Sebagai negara yang bertanggung jawab sudah semestinya ada atau tidak adanya tuntutan dari warganya, negara wajib memenuhi hak-hak warga. Persoalan-persoalan yang riil di rasakan penyandang cacat paling sedikit ada bebrapa hal. Baik dalam sektor Pendidikan yang layak, pekerjaan, maupun fasliitas umum. Inilah sektir yang paling tidak acsesable bagi penyandang cacat.
Praktik diskriminatif negara dan penyelenggara pendidikan terhadap penyandang cacat, masih saja terjadi hingga era sekarang ini. Sekolah luar Bisa adalah salah satunya. Tidak jarang siswa penyandang cacat di tolak masuk sekolah umum, dan disarankan saja ke SLB. Kasus-kasus yang sering mencuat ke umum adalah diskriminasi calom mahasiswa saat mendaftar di sebuah universitas negeri.

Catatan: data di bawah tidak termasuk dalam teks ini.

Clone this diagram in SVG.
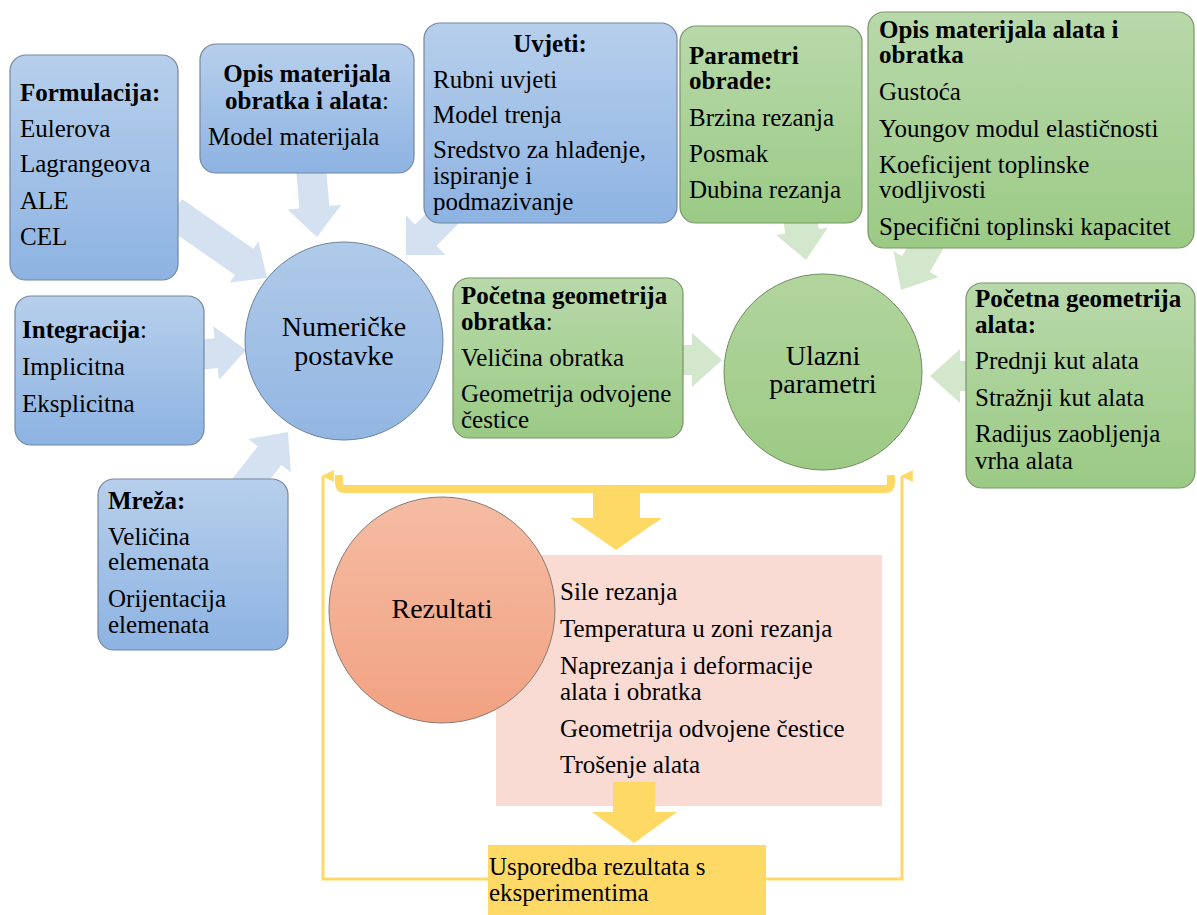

Setelah pendidikan praktik diskriminatis juga terjadi di ranah pekerjaan. Dalam sebuah media Olnine, Wuri Handayani, Direktur D Care, lembaga swadaya masyarakat yang bergerak di bidang advokasi bagi penyandang cacat, menyebutkan, berdasarkan data yang diperoleh dari Survei Sosial Ekonomi Nasional (Susenas) 2002, 80 persen dari penyandang cacat tidak memiliki pekerjaan akibat perilaku diskriminatif dari perusahaan dan penyedia lapangan kerja. Ditambahkannya, 63 persen atau hampir sepuluh juta penyandang cacat yang tidak bekerja justru berada pada usia produktif alias angkatan kerja (Kompas.com, 10/01.
Sebenarnya negara sudah memiliki Undang-Undang Nomor 4 Tahun 1997 tentang Penyandang Cacat, khususnya Pasal 14 menyatakan perusahaan harus mempekerjakan sekurang-kurangnya satu orang atau 1 persen penyandang cacat dari jumlah karyawan. Tetapi nyatanya ini tidak pernah dilakukan, sebab sistem perekrutan yang diskriminatif. Lembaga eksekutif bahkan cenderung tidak menjalankan undang-undang ini. Tidak juga memberikan sangsi atas pelanggaran terhadap undang-undang ini. Terlebih pembuat undang-undang juga tidak melakukan pengawasan terhadap pelaksanaan undang-undang yang telah mereka hasilkan. Jika sudah demikian, kita hidup tanpa negara.